DESCRIPTION OF THE TASK :: Gather all lines containing the string "this" and copy them out.

Charts and diagrams as code
····················

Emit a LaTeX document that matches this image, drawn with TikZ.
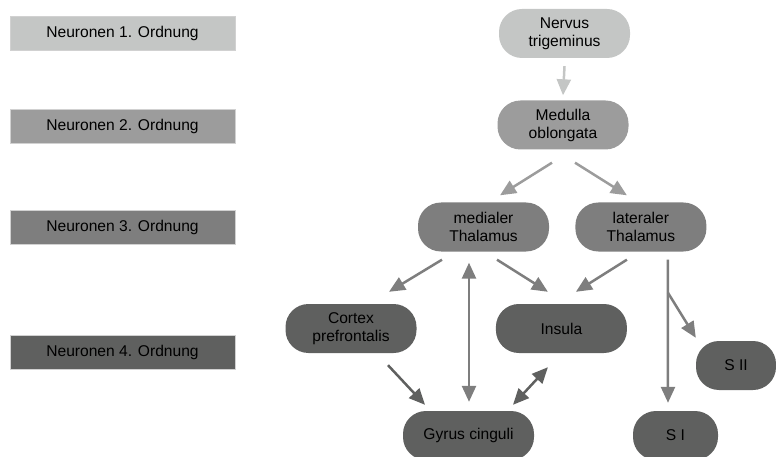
\documentclass[tikz,border=0pt]{standalone}
\usepackage{fontspec}
\setmainfont{Liberation Sans}
\usetikzlibrary{positioning, calc, arrows.meta}
\definecolor{ordone}{HTML}{C4C6C5}
\definecolor{ordtwo}{HTML}{9C9C9C}
\definecolor{ordthree}{HTML}{7E7E7E}
\definecolor{ordfour}{HTML}{5F605F}
\tikzstyle{ordbox} = [rectangle, minimum width=225pt, minimum height=34pt, text centered, draw=black!18, line width=0.8pt]
\tikzstyle{region} = [rectangle, rounded corners=23pt, minimum width=131pt, minimum height=49pt, align=center, inner sep=2pt]
\tikzstyle{arrow} = [line width=2.5pt, -{Triangle[length=16pt,width=14pt]}]
\tikzstyle{biarrow} = [line width=2.5pt, {Triangle[length=16pt,width=14pt]}-{Triangle[length=16pt,width=14pt]}]

\begin{document}
\begin{tikzpicture}[x=1pt, y=-1pt, font=\fontsize{15.6}{18}\selectfont]
\useasboundingbox (0,0) rectangle (776,457);
% Ordnungen
\node (ord1) [ordbox, fill=ordone] at (122.5,33) {Neuronen 1. Ordnung};
\node (ord2) [ordbox, fill=ordtwo] at (122.5,126) {Neuronen 2. Ordnung};
\node (ord3) [ordbox, fill=ordthree] at (122.5,227) {Neuronen 3. Ordnung};
\node (ord4) [ordbox, fill=ordfour] at (122.5,352) {Neuronen 4. Ordnung};
% Bahn
\node (nerv) [region, fill=ordone] at (564.5,33.5) {Nervus\\trigeminus};
\node (medu) [region, fill=ordtwo] at (563,125) {Medulla\\oblongata};
\node (medi) [region, fill=ordthree] at (483.5,227) {medialer\\Thalamus};
\node (late) [region, fill=ordthree, right=26pt of medi] {lateraler\\Thalamus};
\node (cort) [region, fill=ordfour] at (351,328.5) {Cortex\\prefrontalis};
\node (insu) [region, fill=ordfour, right=79pt of cort] {Insula};
\node (gyru) [region, fill=ordfour] at (468.5,435.5) {Gyrus cinguli};
\node (si) [region, fill=ordfour, minimum width=85pt] at (675.5,435.5) {S I};
\node (sii) [region, fill=ordfour, minimum width=80pt] at (736,365.5) {S II};
\coordinate (fork) at ($(late.south)+(27,41)$);
\draw [arrow, ordone] ($(nerv.south)+(0,8)$) -- ($(medu.north)+(0,-5)$);
\draw [arrow, ordtwo] ($(medu.south)+(-11,13)$) -- ($(medi.north)+(16.5,-7)$);
\draw [arrow, ordtwo] ($(medu.south)+(12,13)$) -- ($(late.north)+(-14,-7)$);
\draw [arrow, ordthree] ($(medi.south)+(-41.5,8)$) -- ($(cort.north)+(38,-12)$);
\draw [biarrow, ordthree] ($(medi.south)+(-14.5,11)$) -- ($(gyru.north)+(0.5,-9)$);
\draw [arrow, ordthree] ($(medi.south)+(13.5,8)$) -- ($(insu.north)+(-13.5,-12)$);
\draw [arrow, ordthree] ($(late.south)+(-14,8)$) -- ($(insu.north)+(14.5,-12)$);
\draw [arrow, ordthree] ($(late.south)+(27,8)$) -- ($(si.north)+(-7.5,-8)$);
\draw [arrow, ordthree] (fork) -- ($(sii.north west)+(0,-3)$);
\draw [arrow, ordfour] ($(cort.south)+(37,12)$) -- ($(gyru.north)+(-43.5,-6)$);
\draw [biarrow, ordfour] ($(insu.south)+(-13.5,14)$) -- ($(gyru.north)+(44.5,-6)$);
\end{tikzpicture}
\end{document}
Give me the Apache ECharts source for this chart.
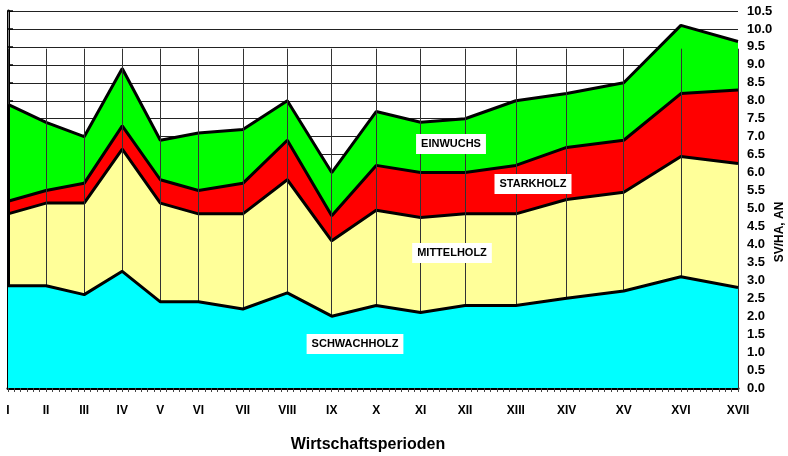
<!DOCTYPE html>
<html>
<head>
<meta charset="utf-8">
<script src="https://cdn.jsdelivr.net/npm/echarts@6/dist/echarts.min.js"></script>
<style>
html,body{margin:0;padding:0;background:#fff;}
#container{width:788px;height:456px;}
</style>
</head>
<body>
<div id="container"></div>
<script>
// periods and where they sit on the time axis (years from period I)
const periods = ['I','II','III','IV','V','VI','VII','VIII','IX','X','XI','XII','XIII','XIV','XV','XVI','XVII'];
const periodPos = [0,6,12,18,24,30,37,44,51,58,65,72,80,88,97,106,115];

// layer values, SV/HA per year (stacked bottom to top)
const schwachholz = [2.85,2.85,2.6,3.25,2.4,2.4,2.2,2.65,2.0,2.3,2.1,2.3,2.3,2.5,2.7,3.1,2.8];
const mittelholz = [2.0,2.3,2.55,3.4,2.75,2.45,2.65,3.15,2.1,2.65,2.65,2.55,2.55,2.75,2.75,3.35,3.45];
const starkholz = [0.35,0.35,0.55,0.65,0.65,0.65,0.85,1.1,0.7,1.25,1.25,1.15,1.35,1.45,1.45,1.75,2.05];
const einwuchs = [2.7,1.9,1.3,1.6,1.1,1.6,1.5,1.1,1.2,1.5,1.4,1.5,1.8,1.5,1.6,1.9,1.35];

const yTicks = {min:0, max:10.5, step:0.5};

const FONT = '"Liberation Sans", Arial, sans-serif';

// running totals, so each layer is drawn from 0 up to its own top
const layers = [schwachholz, mittelholz, starkholz, einwuchs];
const tops = [];
layers.forEach(function (vals, k) {
    tops.push(vals.map(function (v, i) { return (k > 0 ? tops[k - 1][i] : 0) + v; }));
});

const pairs = function (vals) {
    return vals.map(function (v, i) { return [periodPos[i], +v.toFixed(3)]; });
};

const areaSeries = function (name, vals, color, z) {
    return {
        name: name,
        type: 'line',
        data: pairs(vals),
        symbol: 'none',
        lineStyle: {color: '#000', width: 3},
        areaStyle: {color: color, opacity: 1, origin: 'start'},
        z: z
    };
};

// vertical period lines, drawn over the areas
const dropLines = periodPos.map(function (p) {
    return [{coord: [p, 9.45]}, {coord: [p, 0]}];
});

const boxLabel = function (text, x, y) {
    return {type: 'text', x: x, y: y, z: 10,
        style: {text: text, font: 'bold 11px ' + FONT, fill: '#000', align: 'center', verticalAlign: 'middle',
            backgroundColor: '#fff', padding: [5, 5, 4, 5]}};
};

var dom = document.getElementById('container');
var myChart = echarts.init(dom);
var option = {
    animation: false,
    backgroundColor: '#fff',
    grid: {left: 8, right: 50, top: 11, bottom: 68, containLabel: false, outerBoundsMode: 'none'},
    xAxis: {
        type: 'value',
        min: periodPos[0],
        max: periodPos[periodPos.length - 1],
        interval: 1,
        axisLine: {show: true, onZero: false, lineStyle: {color: '#000', width: 3}},
        axisTick: {show: true, length: 4, lineStyle: {color: '#444', width: 1}},
        axisLabel: {
            margin: 17,
            fontFamily: FONT, fontWeight: 'bold', fontSize: 12, color: '#000',
            formatter: function (v) {
                var i = periodPos.indexOf(v);
                return i >= 0 ? periods[i] : '';
            }
        },
        splitLine: {show: false}
    },
    yAxis: [{
        type: 'value',
        position: 'right',
        min: yTicks.min,
        max: yTicks.max,
        interval: yTicks.step,
        axisLine: {show: true, lineStyle: {color: '#000', width: 3}},
        axisTick: {show: true, length: 5, lineStyle: {color: '#000', width: 1.5}},
        axisLabel: {
            margin: 9,
            fontFamily: FONT, fontWeight: 'bold', fontSize: 13, color: '#000',
            formatter: function (v) { return v.toFixed(1); }
        },
        splitLine: {show: true, lineStyle: {color: '#222', width: 1}}
    }, {
        type: 'value',
        position: 'left',
        min: yTicks.min,
        max: yTicks.max,
        interval: yTicks.step,
        axisLine: {show: true, lineStyle: {color: '#888', width: 1}},
        axisTick: {show: false},
        axisLabel: {show: false},
        splitLine: {show: false}
    }],
    series: [
        areaSeries('EINWUCHS', tops[3], '#00ff00', 2),
        areaSeries('STARKHOLZ', tops[2], '#ff0000', 3),
        areaSeries('MITTELHOLZ', tops[1], '#ffff99', 4),
        areaSeries('SCHWACHHOLZ', tops[0], '#00ffff', 5),
        {
            type: 'line',
            data: [[periodPos[0], 0]],
            symbol: 'none',
            lineStyle: {opacity: 0},
            z: 6,
            silent: true,
            markLine: {
                silent: true,
                symbol: 'none',
                label: {show: false},
                lineStyle: {color: '#333', width: 1, type: 'solid'},
                data: dropLines.concat([[
                    {coord: [periodPos[0], 0], lineStyle: {color: '#000', width: 3}},
                    {coord: [periodPos[0], tops[3][0]]}
                ]])
            }
        }
    ],
    graphic: [
        boxLabel('EINWUCHS', 451, 144),
        boxLabel('STARKHOLZ', 533, 184),
        boxLabel('MITTELHOLZ', 452, 253),
        boxLabel('SCHWACHHOLZ', 355, 344),
        {type: 'text', x: 780, y: 232, rotation: Math.PI / 2, z: 10,
            style: {text: 'SV/HA, AN', font: 'bold 12px ' + FONT, fill: '#000', align: 'center', verticalAlign: 'middle'}},
        {type: 'text', x: 368, y: 445, z: 10,
            style: {text: 'Wirtschaftsperioden', font: 'bold 16px ' + FONT, fill: '#000', align: 'center', verticalAlign: 'middle'}}
    ]
};
myChart.setOption(option);
</script>
</body>
</html>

····················

OUTPUT OF THE TASK ::
Emit a LaTeX document that matches this image, drawn with TikZ.
Give me the Apache ECharts source for this chart.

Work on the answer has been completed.